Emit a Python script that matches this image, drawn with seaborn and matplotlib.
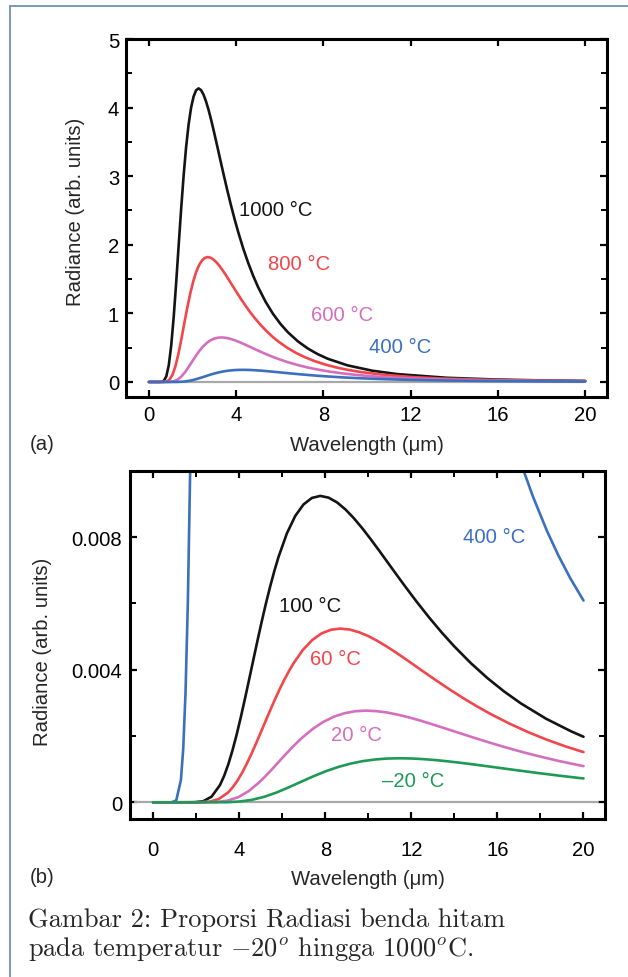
import matplotlib
matplotlib.use('Agg')

import matplotlib.pyplot as plt
from matplotlib.lines import Line2D
from matplotlib.ticker import MultipleLocator, FuncFormatter
import seaborn as sns

sns.set_theme(style='ticks')
plt.rcParams['font.family'] = ['Liberation Sans', 'DejaVu Sans']
plt.rcParams['mathtext.fontset'] = 'cm'

# ========== data ==========
# panel (a)
wl_1000 = [0, 0.455, 0.569, 0.683, 0.797, 0.911, 1.024, 1.138, 1.252, 1.366, 1.480, 1.594, 1.707,
           1.821, 1.935, 2.049, 2.163, 2.277, 2.390, 2.504, 2.618, 2.732, 2.846, 2.959, 3.073,
           3.187, 3.301, 3.415, 3.585, 3.756, 3.927, 4.098, 4.325, 4.553, 4.781, 5.008, 5.350,
           5.691, 6.033, 6.374, 6.830, 7.285, 7.740, 8.195, 9.106, 10.244, 11.383, 13.659,
           15.936, 18.212, 20]
rad_1000 = [0, 0.0000, 0.0015, 0.0163, 0.0801, 0.2418, 0.5329, 0.9489, 1.4531, 1.9958, 2.5286,
            3.0135, 3.4266, 3.7557, 3.9992, 4.1614, 4.2518, 4.28, 4.2552, 4.1897, 4.0919,
            3.9701, 3.8309, 3.6804, 3.5223, 3.3611, 3.1994, 3.0397, 2.8063, 2.5843, 2.3757,
            2.1815, 1.9455, 1.7347, 1.5474, 1.3816, 1.1687, 0.9921, 0.8455, 0.7237, 0.5921,
            0.4879, 0.4053, 0.3389, 0.2418, 0.1638, 0.1147, 0.0608, 0.0351, 0.0216, 0.0153]

wl_800 = [0, 0.540, 0.675, 0.810, 0.945, 1.080, 1.215, 1.350, 1.485, 1.620, 1.756, 1.891, 2.026,
          2.161, 2.296, 2.431, 2.566, 2.701, 2.836, 2.971, 3.106, 3.241, 3.376, 3.511, 3.646,
          3.781, 3.916, 4.051, 4.254, 4.456, 4.659, 4.861, 5.132, 5.402, 5.672, 5.942, 6.347,
          6.752, 7.157, 7.562, 8.102, 8.643, 9.183, 9.723, 10.803, 12.154, 13.504, 16.205,
          18.906, 20]
rad_800 = [0, 0.0000, 0.0006, 0.0069, 0.0341, 0.1029, 0.2267, 0.4037, 0.6182, 0.8491, 1.0758,
           1.2822, 1.4579, 1.5979, 1.7015, 1.7706, 1.8090, 1.821, 1.8104, 1.7826, 1.7410,
           1.6892, 1.6299, 1.5659, 1.4986, 1.4300, 1.3613, 1.2933, 1.1940, 1.0995, 1.0108,
           0.9282, 0.8278, 0.7381, 0.6584, 0.5878, 0.4972, 0.4221, 0.3597, 0.3079, 0.2519,
           0.2076, 0.1724, 0.1442, 0.1029, 0.0697, 0.0488, 0.0259, 0.0149, 0.0122]

wl_600 = [0, 0.664, 0.830, 0.996, 1.162, 1.328, 1.494, 1.660, 1.826, 1.992, 2.158, 2.324, 2.490,
          2.656, 2.822, 2.988, 3.154, 3.320, 3.486, 3.652, 3.818, 3.984, 4.150, 4.315, 4.481,
          4.647, 4.813, 4.979, 5.228, 5.477, 5.726, 5.975, 6.307, 6.639, 6.971, 7.303, 7.801,
          8.299, 8.797, 9.295, 9.959, 10.623, 11.287, 11.951, 13.278, 14.938, 16.598, 20]
rad_600 = [0, 0.0000, 0.0002, 0.0025, 0.0121, 0.0367, 0.0808, 0.1439, 0.2203, 0.3026, 0.3834,
           0.4570, 0.5196, 0.5695, 0.6064, 0.6310, 0.6447, 0.649, 0.6452, 0.6353, 0.6205,
           0.6020, 0.5809, 0.5581, 0.5341, 0.5097, 0.4852, 0.4609, 0.4255, 0.3919, 0.3602,
           0.3308, 0.2950, 0.2630, 0.2346, 0.2095, 0.1772, 0.1504, 0.1282, 0.1097, 0.0898,
           0.0740, 0.0615, 0.0514, 0.0367, 0.0248, 0.0174, 0.0091]

wl_400 = [0, 0.861, 1.077, 1.292, 1.3995, 1.507, 1.615, 1.722, 1.938, 2.153, 2.368, 2.584, 2.799,
          3.014, 3.230, 3.445, 3.660, 3.875, 4.091, 4.306, 4.521, 4.737, 4.952, 5.167, 5.383,
          5.598, 5.813, 6.029, 6.244, 6.459, 6.782, 7.105, 7.428, 7.751, 8.182, 8.612, 9.043,
          9.473, 10.119, 10.765, 11.411, 12.057, 12.918, 13.780, 14.641, 15.502, 16.363,
          16.794, 17.224, 17.655, 18.301, 18.839, 19.377, 20]
rad_400 = [0, 0.000001, 0.0000611, 0.000673, 0.001609, 0.003308, 0.006032, 0.009988, 0.02201,
           0.03920, 0.06002, 0.08244, 0.1045, 0.1245, 0.1415, 0.1551, 0.1652, 0.1719, 0.1756,
           0.1768, 0.17578, 0.1731, 0.16903, 0.1640, 0.15825, 0.1520, 0.14550, 0.1388,
           0.13216, 0.1256, 0.11592, 0.1068, 0.09813, 0.0901, 0.08037, 0.0717, 0.06392,
           0.0571, 0.04828, 0.0410, 0.03493, 0.0299, 0.02446, 0.02016, 0.01674, 0.01400,
           0.01179, 0.010842, 0.009988, 0.009213, 0.008186, 0.007436, 0.006768, 0.006086]

# panel (b)
wl_100 = [0, 1.554, 1.942, 2.331, 2.719, 3.108, 3.302, 3.496, 3.690, 3.885, 4.079, 4.273, 4.467,
          4.662, 4.856, 5.050, 5.244, 5.439, 5.633, 5.827, 6.216, 6.604, 6.992, 7.381, 7.769,
          8.158, 8.546, 8.935, 9.323, 9.712, 10.100, 10.489, 10.877, 11.266, 11.654, 12.237,
          12.820, 13.402, 13.985, 14.762, 15.539, 16.316, 17.093, 18.258, 19.424, 20]
rad_100 = [0, 0.0, 0.0000032, 0.0000352, 0.000173, 0.000522, 0.000800, 0.001150, 0.001570,
           0.002049, 0.002576, 0.003137, 0.003719, 0.004309, 0.004892, 0.005459, 0.005999,
           0.006506, 0.006973, 0.007398, 0.008108, 0.008634, 0.008984, 0.009179, 0.00924,
           0.009186, 0.009045, 0.008834, 0.008571, 0.008271, 0.007945, 0.007604, 0.007256,
           0.006907, 0.006562, 0.006058, 0.005579, 0.005129, 0.004710, 0.004200, 0.003745,
           0.003341, 0.002983, 0.002523, 0.002142, 0.001978]

wl_60 = [0, 2.176, 2.611, 3.046, 3.481, 3.699, 3.916, 4.134, 4.351, 4.569, 4.786, 5.004, 5.222,
         5.439, 5.657, 5.874, 6.092, 6.309, 6.527, 6.962, 7.397, 7.832, 8.268, 8.703, 9.138,
         9.573, 10.008, 10.443, 10.878, 11.314, 11.749, 12.184, 12.619, 13.054, 13.707, 14.359,
         15.012, 15.665, 16.535, 17.405, 18.276, 19.146, 20]
rad_60 = [0, 0.0000018, 0.00002, 0.000098, 0.000296, 0.000454, 0.000652, 0.000890, 0.001162,
          0.001461, 0.001779, 0.002109, 0.002443, 0.002774, 0.003096, 0.003402, 0.003689,
          0.003954, 0.004195, 0.004598, 0.004896, 0.005095, 0.005205, 0.00524, 0.005210,
          0.005129, 0.005010, 0.004861, 0.004690, 0.004506, 0.004312, 0.004115, 0.003917,
          0.003721, 0.003436, 0.003164, 0.002909, 0.002671, 0.002382, 0.002124, 0.001894,
          0.001691, 0.001516]

wl_20 = [0, 2.967, 3.462, 3.956, 4.451, 4.945, 5.193, 5.440, 5.687, 5.934, 6.182, 6.429, 6.676,
         6.924, 7.418, 7.913, 8.407, 8.902, 9.396, 9.891, 10.385, 10.880, 11.374, 11.869,
         12.364, 12.858, 13.353, 13.847, 14.342, 14.836, 15.578, 16.320, 17.062, 17.803,
         18.793, 19.782, 20]
rad_20 = [0, 0.0000105, 0.0000518, 0.000156, 0.000344, 0.000613, 0.000771, 0.000939, 0.001113,
          0.001290, 0.001465, 0.001634, 0.001796, 0.001948, 0.002214, 0.002427, 0.002585,
          0.002689, 0.002748, 0.002766, 0.002750, 0.002708, 0.002644, 0.002566, 0.002476,
          0.002378, 0.002276, 0.002172, 0.002068, 0.001964, 0.001814, 0.001670, 0.001535,
          0.001410, 0.001257, 0.001121, 0.001093]

wl_m20 = [0, 3.436, 4.009, 4.582, 5.155, 5.727, 6.300, 6.873, 7.445, 8.018, 8.591, 9.164, 9.736,
          10.309, 10.882, 11.455, 12.027, 12.600, 13.173, 13.745, 14.318, 14.891, 15.464,
          16.036, 16.609, 17.182, 18.041, 18.900, 19.759, 20]
rad_m20 = [0, 0.0000051, 0.0000249, 0.0000751, 0.0001656, 0.0002949, 0.0004515, 0.0006202,
           0.0007858, 0.0009365, 0.0010648, 0.0011671, 0.0012428, 0.0012932, 0.0013212, 0.00133,
           0.0013223, 0.0013019, 0.0012716, 0.0012337, 0.0011905, 0.0011437, 0.0010946,
           0.0010445, 0.0009942, 0.0009446, 0.0008720, 0.0008031, 0.0007382, 0.000721]

C_BLACK = '#141414'
C_RED = '#f2464b'
C_PINK = '#d46fbf'
C_BLUE = '#3b70bd'
C_GREEN = '#1f9a55'

curves_a = [(wl_1000, rad_1000, C_BLACK), (wl_800, rad_800, C_RED),
            (wl_600, rad_600, C_PINK), (wl_400, rad_400, C_BLUE)]
curves_b = [(wl_400, rad_400, C_BLUE), (wl_100, rad_100, C_BLACK), (wl_60, rad_60, C_RED),
            (wl_20, rad_20, C_PINK), (wl_m20, rad_m20, C_GREEN)]

labels_a = [('1000 °C', 4.15, 2.51, C_BLACK), ('800 °C', 5.45, 1.73, C_RED),
            ('600 °C', 7.43, 0.98, C_PINK), ('400 °C', 10.1, 0.52, C_BLUE)]
labels_b = [('100 °C', 5.83, 0.00594, C_BLACK), ('60 °C', 7.27, 0.00435, C_RED),
            ('20 °C', 8.27, 0.00206, C_PINK), ('\u201320 °C', 10.66, 0.00065, C_GREEN),
            ('400 °C', 14.41, 0.00802, C_BLUE)]

FS = 14.6

fig = plt.figure(figsize=(6.28, 9.78), dpi=100)
ax1 = fig.add_axes([0.2006, 0.5930, 0.766, 0.3661])
ax2 = fig.add_axes([0.2078, 0.1616, 0.7556, 0.3561])

for ax, curves, labels in [(ax1, curves_a, labels_a), (ax2, curves_b, labels_b)]:
    ax.axhline(0, color='#a8a8a8', linewidth=1.6, zorder=1,
               xmin=0.048 if ax is ax1 else 0.01, xmax=0.952 if ax is ax1 else 0.985)
    for wl, rad, col in curves:
        sns.lineplot(x=wl, y=rad, color=col, linewidth=1.9, estimator=None, sort=False, ax=ax)
    for txt, x, y, col in labels:
        ax.text(x, y, txt, color=col, fontsize=FS, ha='left', va='center')
    for side in ['left', 'right', 'top', 'bottom']:
        ax.spines[side].set_visible(True)
        ax.spines[side].set_linewidth(2.2)
        ax.spines[side].set_color('black')
    ax.set_xlim(-1.05, 21.0)
    ax.xaxis.set_major_locator(MultipleLocator(4))
    ax.tick_params(which='both', direction='in', top=True, right=True, color='black',
                   labelsize=FS, labelcolor='black')
    ax.tick_params(which='major', length=5, width=1.6)
    ax.tick_params(which='minor', length=4, width=1.4)
    ax.set_xlabel('Wavelength (μm)', fontsize=FS)
    ax.set_ylabel('Radiance (arb. units)', fontsize=FS)

ax1.set_ylim(-0.22, 5.0)
ax1.yaxis.set_major_locator(MultipleLocator(1))
ax1.yaxis.set_minor_locator(MultipleLocator(0.5))
ax1.tick_params(axis='x', pad=6)
ax1.tick_params(axis='y', pad=5)
ax1.xaxis.set_label_coords(0.5, -0.106)
ax1.yaxis.set_label_coords(-0.085, 0.52)

ax2.set_ylim(-0.0005, 0.010)
ax2.xaxis.set_minor_locator(MultipleLocator(2))
ax2.yaxis.set_major_locator(MultipleLocator(0.004))
ax2.yaxis.set_minor_locator(MultipleLocator(0.002))
ax2.yaxis.set_major_formatter(FuncFormatter(lambda v, p: '0' if abs(v) < 1e-9 else f'{v:.3f}'))
ax2.tick_params(axis='x', pad=15)
ax2.tick_params(axis='y', pad=6)
ax2.xaxis.set_label_coords(0.5, -0.1435)
ax2.yaxis.set_label_coords(-0.165, 0.483)

fig.text(30 / 628, 1 - 445 / 978, '(a)', fontsize=FS, ha='left', va='center')
fig.text(30 / 628, 1 - 878 / 978, '(b)', fontsize=FS, ha='left', va='center')

# caption
fig.text(28 / 628, 1 - 927 / 978, 'Gambar 2: Proporsi Radiasi benda hitam',
         fontsize=19, family='cmr10', ha='left', va='baseline')
fig.text(28 / 628, 1 - 956 / 978, r'pada temperatur $-20^o$ hingga 1000$^o$C.',
         fontsize=19, family='cmr10', ha='left', va='baseline')

# page frame
fig.add_artist(Line2D([9.5 / 628, 9.5 / 628], [0, 1 - 6.5 / 978], transform=fig.transFigure,
                      color='#7190b6', linewidth=1.3))
fig.add_artist(Line2D([9.5 / 628, 1], [1 - 6.5 / 978, 1 - 6.5 / 978], transform=fig.transFigure,
                      color='#7190b6', linewidth=1.3))

fig.savefig('out.png', dpi=100)
plt.close()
-*-*-
**DIRECTION**
Skip every picture and return the lines above from the top through the one that contains "0.0351, 0.0216, 0.0153]".

**RESPONSE**
Emit a Python script that matches this image, drawn with seaborn and matplotlib.
import matplotlib
matplotlib.use('Agg')

import matplotlib.pyplot as plt
from matplotlib.lines import Line2D
from matplotlib.ticker import MultipleLocator, FuncFormatter
import seaborn as sns

sns.set_theme(style='ticks')
plt.rcParams['font.family'] = ['Liberation Sans', 'DejaVu Sans']
plt.rcParams['mathtext.fontset'] = 'cm'

# ========== data ==========
# panel (a)
wl_1000 = [0, 0.455, 0.569, 0.683, 0.797, 0.911, 1.024, 1.138, 1.252, 1.366, 1.480, 1.594, 1.707,
           1.821, 1.935, 2.049, 2.163, 2.277, 2.390, 2.504, 2.618, 2.732, 2.846, 2.959, 3.073,
           3.187, 3.301, 3.415, 3.585, 3.756, 3.927, 4.098, 4.325, 4.553, 4.781, 5.008, 5.350,
           5.691, 6.033, 6.374, 6.830, 7.285, 7.740, 8.195, 9.106, 10.244, 11.383, 13.659,
           15.936, 18.212, 20]
rad_1000 = [0, 0.0000, 0.0015, 0.0163, 0.0801, 0.2418, 0.5329, 0.9489, 1.4531, 1.9958, 2.5286,
            3.0135, 3.4266, 3.7557, 3.9992, 4.1614, 4.2518, 4.28, 4.2552, 4.1897, 4.0919,
            3.9701, 3.8309, 3.6804, 3.5223, 3.3611, 3.1994, 3.0397, 2.8063, 2.5843, 2.3757,
            2.1815, 1.9455, 1.7347, 1.5474, 1.3816, 1.1687, 0.9921, 0.8455, 0.7237, 0.5921,
            0.4879, 0.4053, 0.3389, 0.2418, 0.1638, 0.1147, 0.0608, 0.0351, 0.0216, 0.0153]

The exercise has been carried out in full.